In Ireland, the compensation sits approximately 10 percent below London for equivalent roles, with the Dublin multinational environment providing access to large-scale programme delivery opportunities that develop the senior competencies that command the highest rates. In Romania, IT project managers with multinational project delivery experience are increasingly competitive for remote programme management roles offered by Western European employers.

Career Positioning for IT PMs Who Are Underselling Their Value

The IT project managers who are most consistently underselling their market value are those who describe their experience in generalist terms — “managed multiple IT projects, delivered on time and budget, strong stakeholder management” — when the specific domain context, programme type, and complexity level of their delivery experience is what actually determines their market value and their fit for specific roles.

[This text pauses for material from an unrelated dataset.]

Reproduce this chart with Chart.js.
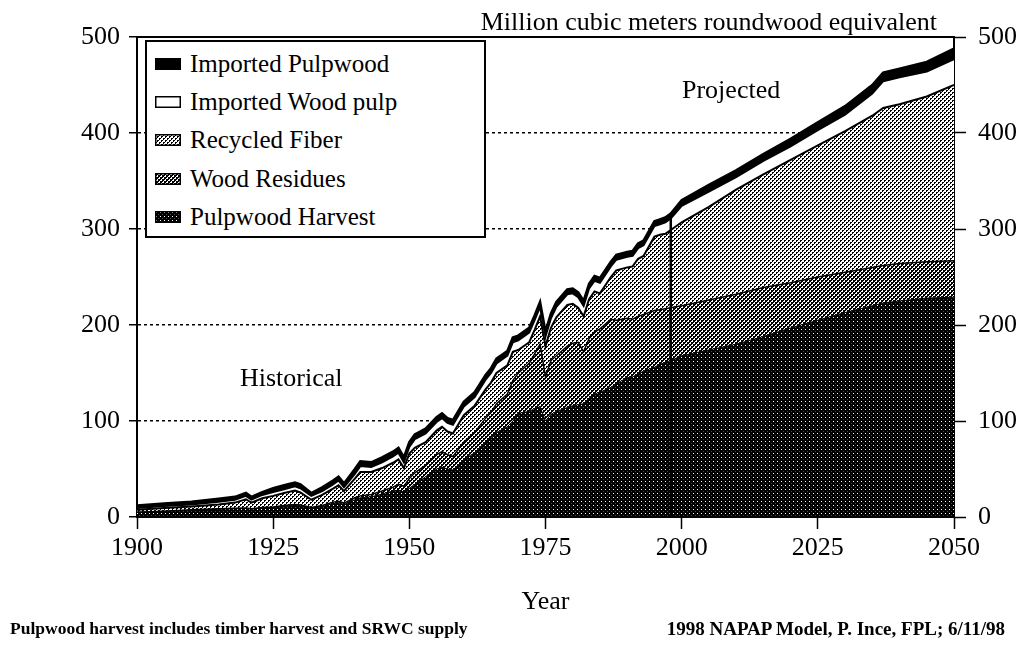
<!DOCTYPE html>
<html>
<head>
<meta charset="utf-8">
<script src="https://cdn.jsdelivr.net/npm/chart.js@4.4.1/dist/chart.umd.min.js"></script>
<style>
html,body{margin:0;padding:0;background:#fff;}
#wrap{position:relative;width:1027px;height:649px;overflow:hidden;font-family:"Liberation Serif","Times New Roman",serif;color:#000;background:#fff;}
#c{position:absolute;left:0;top:0;}
.t{position:absolute;white-space:nowrap;line-height:1;}
#legend{position:absolute;left:145px;top:40px;width:337px;height:194px;border:2px solid #000;background:#fff;}
#legend .sw{position:absolute;left:8px;width:26px;height:12px;}
#legend .lt{position:absolute;left:43px;font-size:25px;line-height:1;white-space:nowrap;}
</style>
</head>
<body>
<div id="wrap">
  <canvas id="c" width="1027" height="649"></canvas>
  <div id="legend"></div>
  <div class="t" style="right:90px;top:9px;font-size:26px;">Million cubic meters roundwood equivalent</div>
  <div class="t" style="left:682px;top:77px;font-size:26px;">Projected</div>
  <div class="t" style="left:240px;top:365px;font-size:26px;">Historical</div>
  <div class="t" style="left:10px;top:620px;font-size:17.5px;font-weight:bold;">Pulpwood harvest includes timber harvest and SRWC supply</div>
  <div class="t" style="right:22px;top:619px;font-size:19px;font-weight:bold;">1998 NAPAP Model, P. Ince, FPL; 6/11/98</div>
</div>
<script>
// ---------- data (million cubic meters roundwood equivalent) ----------
const years = [1900,1905,1910,1915,1918,1920,1921,1923,1925,1927,1929,1930,1932,1934,1936,1937,1938,1940,1941,1943,1945,1947,1948,1949,1950,1951,1953,1955,1956,1957,1958,1960,1962,1964,1965,1966,1968,1969,1970,1972,1973,1974,1975,1976,1977,1979,1980,1981,1982,1983,1984,1985,1987,1988,1990,1991,1992,1993,1995,1996,1997,1998,2000,2005,2010,2015,2020,2025,2030,2035,2037,2040,2045,2050];
const pulpwoodHarvest = [5,6,7,8,8.5,9,8,9.5,10,11,12,11.5,9,11,14,15,13,18,20,21,24,27,28,26,30,34,42,50,52,50,49,60,67,78,82,88,94,100,108,110,113,115,100,107,110,114,116,117,118,124,128,130,135,139,145,146,149,152,156,159,161,163,168,174,180,188,197,205,213,220,223,225,228,229];
const woodResidues = [0,0,0.5,0.5,0.5,0.5,0.5,0.5,0.5,1,1,1,1,1,1.5,1.5,1.5,2,2,2.5,3,4,6,6,10,12,12,15,16,15,14,18,21,25,27,30,34,42,42,50,57,65,46,56,58,64,65,65,54,62,65,66,71,66,62,60,60,59,59,57,56,55,52,52,52,51,47,45,42,40,39,39,38,38];
const recycledFiber = [2.5,3.5,3.5,4.5,6,9,6.5,9.5,11.5,13,14.5,13,8,11,14,16.5,12.5,20,25,23.5,24,25.5,26,19,26,26,24,25,26,24,24,28,28,30,31,32,30,30,24,22,25,29,32,34,40,43,41,36,37,41,42,37,44,52,53,55,60,61,77,78,78,81,87,97,109,118,128,137,147,158,164,166,172,183];
const importedWoodPulp = [2,2,2,3,3,3.5,3,3.5,4,4,4.5,4.5,4,4,4.5,5,4,5,6,5,6,6.5,7,6,7,9,9,9,9,9,9,9,9,10,10,10,10,10,10,10,10,10,10,10,11,11,11,11,11,11,11,11,11,11,11,11,11,11,11,11,12,12,17,16,13,14,14,16,17,23,28,28,26,27];
const importedPulpwood = [2.5,2.5,3,3,3,3,3,3,4,4,4,4,3,4,4,4,4,5,5,5,5,5,5,5,5,5,5,5,5,5,5,5,5,5,5,5,5,5,5,5,5,5,5,5,5,5,5,5,5,5,5,5,5,5,5,5,5,5,5,5,5,5,6,7,7,7,8,8,9,9,9,9,10,11];
const seriesNames = ['Pulpwood Harvest','Wood Residues','Recycled Fiber','Imported Wood pulp','Imported Pulpwood'];
const xTickValues = [1900,1925,1950,1975,2000,2025,2050];
const yTickValues = [0,100,200,300,400,500];
const projectionStartYear = 1998;

// ---------- styles ----------
const FONT = '"Liberation Serif","Times New Roman",serif';
function makeTile(kind){
  const c = document.createElement('canvas'); c.width = 4; c.height = 4;
  const g = c.getContext('2d'); const img = g.createImageData(4,4);
  for (let y=0;y<4;y++) for (let x=0;x<4;x++){
    let v = 0;
    if (kind==='harvest') v = (x===1&&y===1)?255:((x===3&&y===3)?70:0);
    else if (kind==='residues') v = (((x+y)%4===0) || ((x+y)%4===1 && x%2===0)) ? 255 : 0;
    else if (kind==='recycled') {
      const blk = (x<2&&y<2&&!(x===1&&y===1)) || (x>=2&&y>=2&&!(x===3&&y===3));
      v = blk ? 0 : 255;
    }
    else if (kind==='white') v = 255;
    else v = 0;
    const k=(y*4+x)*4; img.data[k]=v; img.data[k+1]=v; img.data[k+2]=v; img.data[k+3]=255;
  }
  g.putImageData(img,0,0);
  return c;
}
const kinds = ['harvest','residues','recycled','white','black'];
const tiles = kinds.map(makeTile);
const borderWidths = [1,1.5,2,2,2.5];

const canvas = document.getElementById('c');
const ctx = canvas.getContext('2d');
const patterns = tiles.map(t => ctx.createPattern(t,'repeat'));

const seriesValues = [pulpwoodHarvest, woodResidues, recycledFiber, importedWoodPulp, importedPulpwood];
const datasets = seriesValues.map((vals,i)=>({
  label: seriesNames[i],
  data: years.map((yr,j)=>({x:yr, y:vals[j]})),
  backgroundColor: patterns[i],
  borderColor: '#000',
  borderWidth: borderWidths[i],
  fill: i===0 ? 'origin' : '-1',
  pointRadius: 0,
  tension: 0,
  stack: 'supply'
}));
const idx = years.indexOf(projectionStartYear);
const divTop = seriesValues.reduce((s,a)=>s+a[idx],0);
datasets.push({
  label: 'divider',
  data: [{x:projectionStartYear,y:0},{x:projectionStartYear,y:divTop}],
  borderColor: '#000', borderWidth: 2.5, fill: false, pointRadius: 0, stack: 'div', order: -1
});

const tickFont = {family: FONT, size: 26};
new Chart(canvas, {
  type: 'line',
  data: { datasets },
  options: {
    responsive: false, animation: false, devicePixelRatio: 1,
    layout: { padding: { top: 37, left: 0, right: 0, bottom: 30 } },
    plugins: { legend: {display:false}, tooltip: {enabled:false}, title: {display:false} },
    scales: {
      x: {
        type: 'linear', position: 'bottom', min: 1900, max: 2050,
        afterBuildTicks: s => { s.ticks = xTickValues.map(v=>({value:v})); },
        afterFit: s => { s.height = 102; },
        ticks: { font: tickFont, color: '#000', padding: 4, maxRotation: 0, autoSkip: false, callback: v => String(v) },
        grid: { drawOnChartArea: false, drawTicks: true, tickLength: 12, tickWidth: 1.5, tickColor: '#000', color: '#000' },
        border: { display: true, color: '#000', width: 2 },
        title: { display: true, text: 'Year', color: '#000', font: {family: FONT, size: 26}, padding: {top: 0, bottom: 1} }
      },
      xTop: {
        type: 'linear', position: 'top', min: 1900, max: 2050,
        ticks: { display: false }, grid: { display: false },
        border: { display: true, color: '#000', width: 2 },
        afterFit: s => { s.height = 0; }
      },
      y: {
        type: 'linear', position: 'left', stacked: true, min: 0, max: 500,
        afterBuildTicks: s => { s.ticks = yTickValues.map(v=>({value:v})); },
        afterFit: s => { s.width = 137; },
        ticks: { font: tickFont, color: '#000', padding: 9 },
        grid: {
          color: c => (c.tick && (c.tick.value===0 || c.tick.value===500)) ? 'rgba(0,0,0,0)' : '#000',
          lineWidth: 1.5, drawTicks: true, tickLength: 8, tickWidth: 1.5, tickColor: '#000'
        },
        border: { display: true, color: '#000', width: 2, dash: [3,3] }
      },
      y2: {
        type: 'linear', position: 'right', min: 0, max: 500,
        afterBuildTicks: s => { s.ticks = yTickValues.map(v=>({value:v})); },
        afterFit: s => { s.width = 73; },
        ticks: { font: tickFont, color: '#000', padding: 12 },
        grid: { drawOnChartArea: false, drawTicks: true, tickLength: 12, tickWidth: 1.5, tickColor: '#000' },
        border: { display: true, color: '#000', width: 2 }
      }
    }
  }
});

// ---------- legend (top entry = top of stack) ----------
const legend = document.getElementById('legend');
for (let r=0; r<seriesNames.length; r++){
  const i = seriesNames.length-1-r;
  const sw = document.createElement('canvas');
  sw.width = 26; sw.height = 12; sw.className = 'sw';
  sw.style.top = (15.5 + 38.4*r) + 'px';
  const g = sw.getContext('2d');
  g.fillStyle = g.createPattern(tiles[i],'repeat');
  g.fillRect(0,0,26,12);
  g.strokeStyle = '#000'; g.lineWidth = 1.5; g.strokeRect(0.75,0.75,24.5,10.5);
  legend.appendChild(sw);
  const tx = document.createElement('div');
  tx.className = 'lt'; tx.textContent = seriesNames[i];
  tx.style.top = (8.5 + 38.4*r) + 'px';
  legend.appendChild(tx);
}
</script>
</body>
</html>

The positioning shift that produces better role targeting and better compensation outcomes is moving from describing what you have done to describing the specific context in which you have done it. Not “managed cloud migration projects” but “managed concurrent Azure infrastructure migration streams for a 15,000-employee financial services firm with FCA regulatory documentation requirements.” Not “delivered AI programme implementations” but “programme-managed the enterprise deployment of AI-assisted underwriting tools across three business lines, coordinating data science, engineering, compliance, and operations stakeholders simultaneously.”

This specificity does two things simultaneously. It surfaces your CV in searches for the specific role types that match your experience rather than competing in a broad pool of general IT PM CVs. And it gives hiring managers and specialist recruiters enough information to assess fit before the first conversation — which is exactly what produces the quality of interview opportunity that generic positioning does not.